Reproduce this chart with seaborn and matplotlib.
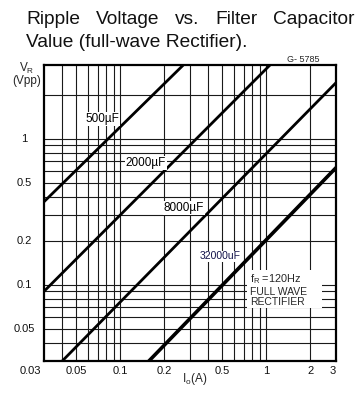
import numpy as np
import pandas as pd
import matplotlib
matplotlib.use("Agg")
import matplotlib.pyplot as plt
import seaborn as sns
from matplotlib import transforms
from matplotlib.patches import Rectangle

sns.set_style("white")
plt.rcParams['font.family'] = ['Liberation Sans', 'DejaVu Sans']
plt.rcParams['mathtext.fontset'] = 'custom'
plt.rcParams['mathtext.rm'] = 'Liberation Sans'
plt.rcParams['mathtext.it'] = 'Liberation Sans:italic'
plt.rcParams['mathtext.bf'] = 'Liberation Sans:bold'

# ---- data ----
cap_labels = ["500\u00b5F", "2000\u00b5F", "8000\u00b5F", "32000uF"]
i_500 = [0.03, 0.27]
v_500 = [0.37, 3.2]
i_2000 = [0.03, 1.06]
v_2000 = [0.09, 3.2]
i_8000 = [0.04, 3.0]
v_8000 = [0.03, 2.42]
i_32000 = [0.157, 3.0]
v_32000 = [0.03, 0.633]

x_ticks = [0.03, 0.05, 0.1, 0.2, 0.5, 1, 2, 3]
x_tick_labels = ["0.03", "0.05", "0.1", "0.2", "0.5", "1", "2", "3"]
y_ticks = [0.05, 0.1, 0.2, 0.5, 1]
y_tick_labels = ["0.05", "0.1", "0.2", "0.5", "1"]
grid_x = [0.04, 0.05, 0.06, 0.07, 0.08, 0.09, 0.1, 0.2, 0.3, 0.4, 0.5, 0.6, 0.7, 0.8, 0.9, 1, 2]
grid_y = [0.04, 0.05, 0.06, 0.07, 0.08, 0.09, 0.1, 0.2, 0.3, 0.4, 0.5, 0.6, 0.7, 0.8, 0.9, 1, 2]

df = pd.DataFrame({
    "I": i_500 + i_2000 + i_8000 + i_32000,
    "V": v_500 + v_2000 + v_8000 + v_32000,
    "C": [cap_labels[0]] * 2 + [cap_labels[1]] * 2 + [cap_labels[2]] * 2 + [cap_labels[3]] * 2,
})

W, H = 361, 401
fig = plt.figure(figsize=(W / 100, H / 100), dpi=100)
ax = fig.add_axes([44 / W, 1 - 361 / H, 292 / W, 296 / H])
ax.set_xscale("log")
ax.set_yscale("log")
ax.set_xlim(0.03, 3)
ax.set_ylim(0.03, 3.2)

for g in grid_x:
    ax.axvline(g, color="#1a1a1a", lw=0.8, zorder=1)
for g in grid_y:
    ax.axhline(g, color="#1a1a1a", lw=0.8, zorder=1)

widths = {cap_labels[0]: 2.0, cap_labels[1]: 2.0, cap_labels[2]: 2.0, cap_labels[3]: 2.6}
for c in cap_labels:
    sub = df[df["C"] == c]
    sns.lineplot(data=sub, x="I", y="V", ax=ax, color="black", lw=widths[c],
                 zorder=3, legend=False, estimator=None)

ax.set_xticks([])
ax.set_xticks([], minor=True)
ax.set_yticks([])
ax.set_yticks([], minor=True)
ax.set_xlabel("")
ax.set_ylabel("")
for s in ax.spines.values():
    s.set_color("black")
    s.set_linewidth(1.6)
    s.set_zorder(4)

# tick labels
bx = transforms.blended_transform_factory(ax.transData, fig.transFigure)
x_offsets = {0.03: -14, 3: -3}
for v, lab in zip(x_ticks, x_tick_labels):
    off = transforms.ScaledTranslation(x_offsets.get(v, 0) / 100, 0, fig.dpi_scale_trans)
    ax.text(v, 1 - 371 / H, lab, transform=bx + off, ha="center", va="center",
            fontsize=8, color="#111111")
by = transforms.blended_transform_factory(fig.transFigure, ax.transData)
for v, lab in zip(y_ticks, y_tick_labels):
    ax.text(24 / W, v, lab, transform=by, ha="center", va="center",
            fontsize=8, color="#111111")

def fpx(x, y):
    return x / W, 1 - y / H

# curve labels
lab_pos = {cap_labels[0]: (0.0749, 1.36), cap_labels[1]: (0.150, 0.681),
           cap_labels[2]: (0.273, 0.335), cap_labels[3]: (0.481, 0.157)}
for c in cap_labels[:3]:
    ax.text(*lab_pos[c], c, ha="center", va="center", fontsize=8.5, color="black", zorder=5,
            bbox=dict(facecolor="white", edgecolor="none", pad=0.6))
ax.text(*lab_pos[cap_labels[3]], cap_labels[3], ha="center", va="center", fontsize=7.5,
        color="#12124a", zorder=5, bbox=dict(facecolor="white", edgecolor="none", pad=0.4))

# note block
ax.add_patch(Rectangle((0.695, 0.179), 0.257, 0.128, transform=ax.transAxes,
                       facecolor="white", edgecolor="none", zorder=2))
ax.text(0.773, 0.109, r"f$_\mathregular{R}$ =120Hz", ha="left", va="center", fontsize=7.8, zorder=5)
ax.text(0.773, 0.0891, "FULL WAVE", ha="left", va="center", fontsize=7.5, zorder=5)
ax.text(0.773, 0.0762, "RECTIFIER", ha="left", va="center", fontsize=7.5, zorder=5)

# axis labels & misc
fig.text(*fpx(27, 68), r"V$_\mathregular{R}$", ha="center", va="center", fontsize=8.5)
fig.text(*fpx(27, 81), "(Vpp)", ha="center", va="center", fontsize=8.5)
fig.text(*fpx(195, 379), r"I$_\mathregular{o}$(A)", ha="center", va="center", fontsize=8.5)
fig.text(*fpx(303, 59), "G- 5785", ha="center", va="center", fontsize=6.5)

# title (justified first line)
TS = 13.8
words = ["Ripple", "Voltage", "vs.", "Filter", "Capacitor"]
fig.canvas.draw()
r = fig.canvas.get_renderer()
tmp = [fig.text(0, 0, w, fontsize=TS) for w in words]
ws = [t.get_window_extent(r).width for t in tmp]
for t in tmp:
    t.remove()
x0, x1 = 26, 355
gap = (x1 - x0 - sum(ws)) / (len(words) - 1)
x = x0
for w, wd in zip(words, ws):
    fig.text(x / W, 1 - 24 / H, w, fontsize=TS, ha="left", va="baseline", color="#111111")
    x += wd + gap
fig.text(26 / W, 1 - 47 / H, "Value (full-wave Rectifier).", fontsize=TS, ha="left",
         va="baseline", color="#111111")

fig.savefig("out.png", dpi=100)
§ §
Set task: Emit the lines of the material exactly, from its first line to the line containing "from matplotlib.patches import Rectangle", inclusive; leave every picture out.

Answer:
Reproduce this chart with seaborn and matplotlib.
import numpy as np
import pandas as pd
import matplotlib
matplotlib.use("Agg")
import matplotlib.pyplot as plt
import seaborn as sns
from matplotlib import transforms
from matplotlib.patches import Rectangle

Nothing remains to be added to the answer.